■ Task ■
Retype word for word the first line of the listing and each line after it up to the line with "Arial, Helvetica, sans-serif';", with the pictures taken out.

■ Data excerpt ■
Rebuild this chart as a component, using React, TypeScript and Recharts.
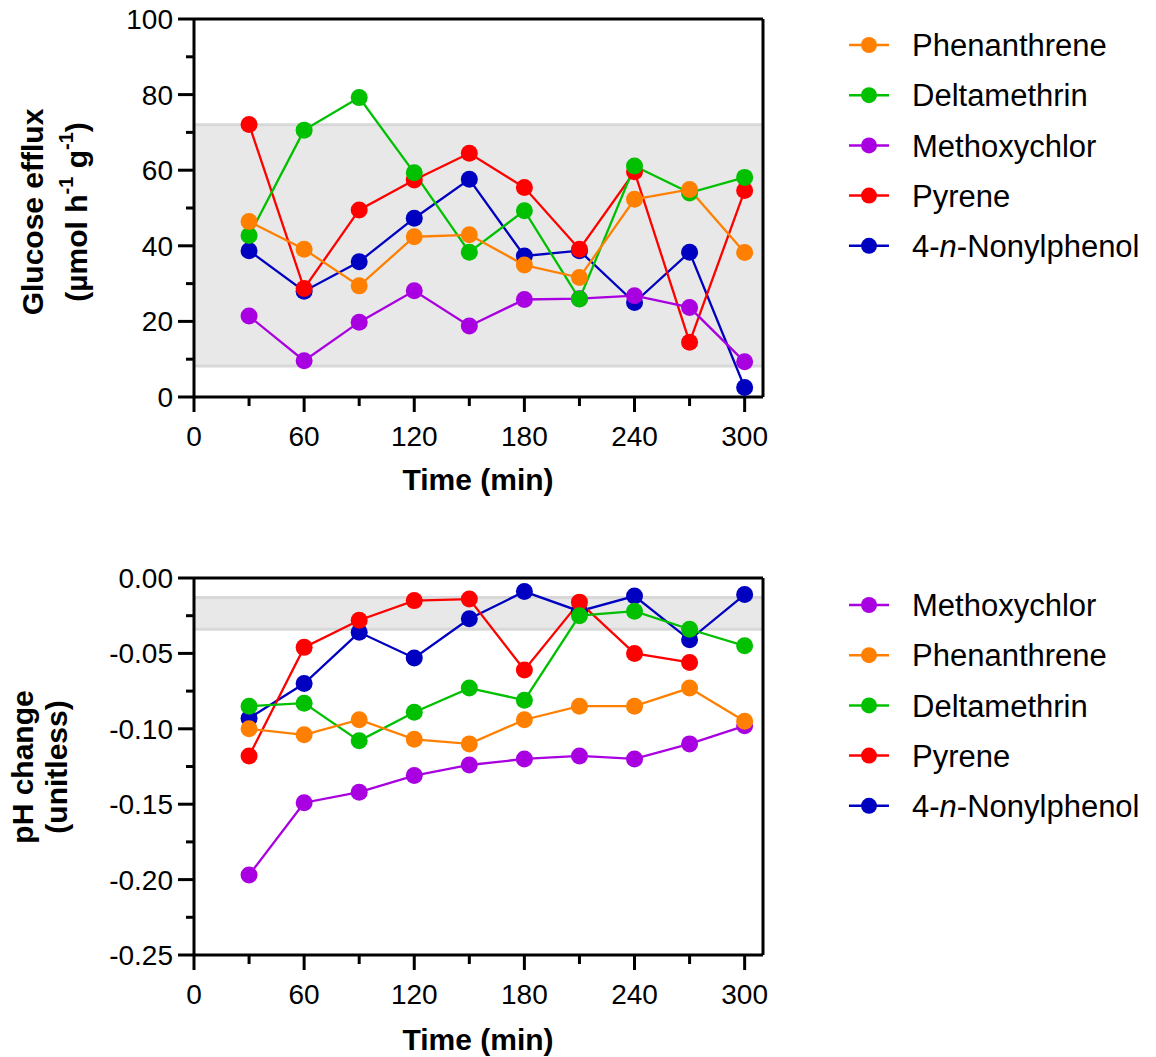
import React from "react";
import {
  LineChart,
  Line,
  XAxis,
  YAxis,
  ReferenceArea,
  ReferenceLine,
  Legend,
} from "recharts";

const FONT = '"Liberation Sans", Arial, Helvetica, sans-serif';

// sampling times (min)
const times = [30, 60, 90, 120, 150, 180, 210, 240, 270, 300];
const xTicks = [0, 30, 60, 90, 120, 150, 180, 210, 240, 270, 300];
const effluxTicks = [0, 10, 20, 30, 40, 50, 60, 70, 80, 90, 100];
const phTicks = [-0.25, -0.225, -0.2, -0.175, -0.15, -0.125, -0.1, -0.075, -0.05, -0.025, 0];

// glucose efflux (µmol h-1 g-1)
const effluxPhenanthrene = [46.4, 39.1, 29.4, 42.4, 42.9, 34.9, 31.6, 52.3, 54.9, 38.2];
const effluxDeltamethrin = [42.7, 70.6, 79.2, 59.3, 38.3, 49.3, 25.9, 61.1, 54.0, 58.1];
const effluxMethoxychlor = [21.4, 9.6, 19.8, 28.1, 18.8, 25.8, 26.0, 26.8, 23.7, 9.3];
const effluxPyrene = [72.1, 28.7, 49.5, 57.4, 64.5, 55.4, 39.1, 59.6, 14.5, 54.6];
const effluxNonylphenol = [38.7, 28.0, 35.8, 47.3, 57.6, 37.3, 38.7, 25.0, 38.3, 2.5];
const effluxBand = [8.2, 72];

// pH change (unitless)
const phMethoxychlor = [-0.197, -0.149, -0.142, -0.131, -0.124, -0.12, -0.118, -0.12, -0.11, -0.098];
const phPhenanthrene = [-0.1, -0.104, -0.094, -0.107, -0.11, -0.094, -0.085, -0.085, -0.073, -0.095];
const phDeltamethrin = [-0.085, -0.083, -0.108, -0.089, -0.073, -0.081, -0.025, -0.022, -0.034, -0.045];
const phPyrene = [-0.118, -0.046, -0.028, -0.015, -0.014, -0.061, -0.016, -0.05, -0.056, null];
const phNonylphenol = [-0.093, -0.07, -0.036, -0.053, -0.027, -0.009, -0.022, -0.012, -0.041, -0.011];
const phBand = [-0.034, -0.013];

const COLORS: Record<string, string> = {
  phen: "#ff8000",
  delta: "#00c000",
  methoxy: "#a800e0",
  pyrene: "#ff0000",
  nonyl: "#0000c0",
};

const NAMES: Record<string, React.ReactNode> = {
  phen: "Phenanthrene",
  delta: "Deltamethrin",
  methoxy: "Methoxychlor",
  pyrene: "Pyrene",
  nonyl: (
    <>
      4-<tspan fontStyle="italic">n</tspan>-Nonylphenol
    </>
  ),
};

// drawing order (last on top)
const drawOrder = ["nonyl", "pyrene", "methoxy", "delta", "phen"];
const topLegend = ["phen", "delta", "methoxy", "pyrene", "nonyl"];
const bottomLegend = ["methoxy", "phen", "delta", "pyrene", "nonyl"];

const effluxRows = times.map((t, i) => ({
  t,
  phen: effluxPhenanthrene[i],
  delta: effluxDeltamethrin[i],
  methoxy: effluxMethoxychlor[i],
  pyrene: effluxPyrene[i],
  nonyl: effluxNonylphenol[i],
}));

const phRows = times.map((t, i) => ({
  t,
  phen: phPhenanthrene[i],
  delta: phDeltamethrin[i],
  methoxy: phMethoxychlor[i],
  pyrene: phPyrene[i],
  nonyl: phNonylphenol[i],
}));

function XTick(props: any) {
  const { x, y, payload } = props;
  const major = payload.value % 60 === 0;
  return (
    <g>
      <line x1={x} x2={x} y1={y} y2={y + (major ? 15 : 9)} stroke="#000" strokeWidth={3} />
      {major && (
        <text x={x} y={y + 49} textAnchor="middle" fontSize={28} fontFamily={FONT} fill="#000">
          {payload.value}
        </text>
      )}
    </g>
  );
}

function YTick(props: any) {
  const { x, y, payload, isMajor, format } = props;
  const major = isMajor(payload.value);
  return (
    <g>
      <line x1={x - (major ? 16 : 8)} x2={x} y1={y} y2={y} stroke="#000" strokeWidth={3} />
      {major && (
        <text x={x - 21} y={y} dy="0.36em" textAnchor="end" fontSize={28} fontFamily={FONT} fill="#000">
          {format(payload.value)}
        </text>
      )}
    </g>
  );
}

function XTitle({ baseline }: any) {
  return (
    <text x={478} y={baseline} textAnchor="middle" fontSize={30} fontWeight="bold" fontFamily={FONT} fill="#000">
      Time (min)
    </text>
  );
}

function EffluxTitle() {
  return (
    <g fontFamily={FONT} fontWeight="bold" fontSize={30} fill="#000">
      <text transform="translate(43,212) rotate(-90)" textAnchor="middle">
        Glucose efflux
      </text>
      <text transform="translate(87,212) rotate(-90)" textAnchor="middle">
        (µmol h<tspan fontSize={20} dy={-14}>-1</tspan>
        <tspan dy={14}> g</tspan>
        <tspan fontSize={20} dy={-14}>-1</tspan>
        <tspan dy={14}>)</tspan>
      </text>
    </g>
  );
}

function PhTitle() {
  return (
    <g fontFamily={FONT} fontWeight="bold" fontSize={30} fill="#000">
      <text transform="translate(33,247) rotate(-90)" textAnchor="middle">
        pH change
      </text>
      <text transform="translate(67,247) rotate(-90)" textAnchor="middle">
        (unitless)
      </text>
    </g>
  );
}

function LegendBox({ items }: { items: string[] }) {
  return (
    <svg width={316} height={255} style={{ display: "block" }}>
      {items.map((k, i) => {
        const cy = 25 + i * 50.2;
        return (
          <g key={k}>
            <line x1={9} x2={49} y1={cy} y2={cy} stroke={COLORS[k]} strokeWidth={2.5} />
            <circle cx={29} cy={cy} r={8} fill={COLORS[k]} />
            <text x={72} y={cy} dy="0.36em" fontSize={31} fontFamily={FONT} fill="#000">
              {NAMES[k]}
            </text>
          </g>
        );
      })}
    </svg>
  );
}

function seriesLines() {
  return drawOrder.map((k) => (
    <Line
      key={k}
      dataKey={k}
      stroke={COLORS[k]}
      strokeWidth={2.3}
      dot={{ r: 8.5, fill: COLORS[k], stroke: COLORS[k], strokeWidth: 0 }}
      activeDot={false}
      isAnimationActive={false}
    />
  ));
}

const axisLine = { stroke: "#000", strokeWidth: 3 };

export default function App() {
  return (
    <div style={{ position: "absolute", left: 0, top: 0, width: 1156, height: 1057, background: "#fff" }}>
      <div style={{ position: "absolute", left: 0, top: 0 }}>
        <LineChart width={1156} height={520} data={effluxRows} margin={{ top: 19, right: 393, bottom: 0, left: 0 }}>
          <XAxis
            dataKey="t"
            type="number"
            domain={[0, 310]}
            ticks={xTicks}
            interval={0}
            height={123}
            tickSize={0}
            tickMargin={0}
            tickLine={false}
            axisLine={axisLine}
            tick={<XTick />}
            label={<XTitle baseline={490} />}
          />
          <YAxis
            type="number"
            domain={[0, 100]}
            ticks={effluxTicks}
            interval={0}
            width={194}
            tickSize={0}
            tickMargin={0}
            tickLine={false}
            axisLine={axisLine}
            tick={<YTick isMajor={(v: number) => v % 20 === 0} format={(v: number) => String(v)} />}
            label={<EffluxTitle />}
          />
          <ReferenceArea y1={effluxBand[0]} y2={effluxBand[1]} fill="#e8e8e8" fillOpacity={1} stroke="none" />
          <ReferenceLine y={effluxBand[0]} stroke="#d8d8d8" strokeWidth={3} />
          <ReferenceLine y={effluxBand[1]} stroke="#d8d8d8" strokeWidth={3} />
          {seriesLines()}
          <ReferenceLine y={100} stroke="#000" strokeWidth={3} />
          <ReferenceLine x={310} stroke="#000" strokeWidth={3} />
          <Legend
            layout="vertical"
            align="center"
            verticalAlign="middle"
            wrapperStyle={{ left: 840, top: 20, width: 316, height: 255 }}
            content={() => <LegendBox items={topLegend} />}
          />
        </LineChart>
      </div>
      <div style={{ position: "absolute", left: 0, top: 520 }}>
        <LineChart width={1156} height={537} data={phRows} margin={{ top: 58, right: 393, bottom: 0, left: 0 }}>
          <XAxis
            dataKey="t"
            type="number"
            domain={[0, 310]}
            ticks={xTicks}
            interval={0}
            height={102}
            tickSize={0}
            tickMargin={0}
            tickLine={false}
            axisLine={axisLine}
            tick={<XTick />}
            label={<XTitle baseline={530} />}
          />
          <YAxis
            type="number"
            domain={[-0.25, 0]}
            ticks={phTicks}
            interval={0}
            width={194}
            tickSize={0}
            tickMargin={0}
            tickLine={false}
            axisLine={axisLine}
            tick={
              <YTick
                isMajor={(v: number) => Math.round(Math.abs(v) * 1000) % 50 === 0}
                format={(v: number) => (Math.abs(v) < 1e-9 ? "0.00" : v.toFixed(2))}
              />
            }
            label={<PhTitle />}
          />
          <ReferenceArea y1={phBand[0]} y2={phBand[1]} fill="#e8e8e8" fillOpacity={1} stroke="none" />
          <ReferenceLine y={phBand[0]} stroke="#d8d8d8" strokeWidth={3} />
          <ReferenceLine y={phBand[1]} stroke="#d8d8d8" strokeWidth={3} />
          {seriesLines()}
          <ReferenceLine y={0} stroke="#000" strokeWidth={3} />
          <ReferenceLine x={310} stroke="#000" strokeWidth={3} />
          <Legend
            layout="vertical"
            align="center"
            verticalAlign="middle"
            wrapperStyle={{ left: 840, top: 60, width: 316, height: 255 }}
            content={() => <LegendBox items={bottomLegend} />}
          />
        </LineChart>
      </div>
    </div>
  );
}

■ Response for this exercise ■
Rebuild this chart as a component, using React, TypeScript and Recharts.
import React from "react";
import {
  LineChart,
  Line,
  XAxis,
  YAxis,
  ReferenceArea,
  ReferenceLine,
  Legend,
} from "recharts";

const FONT = '"Liberation Sans", Arial, Helvetica, sans-serif';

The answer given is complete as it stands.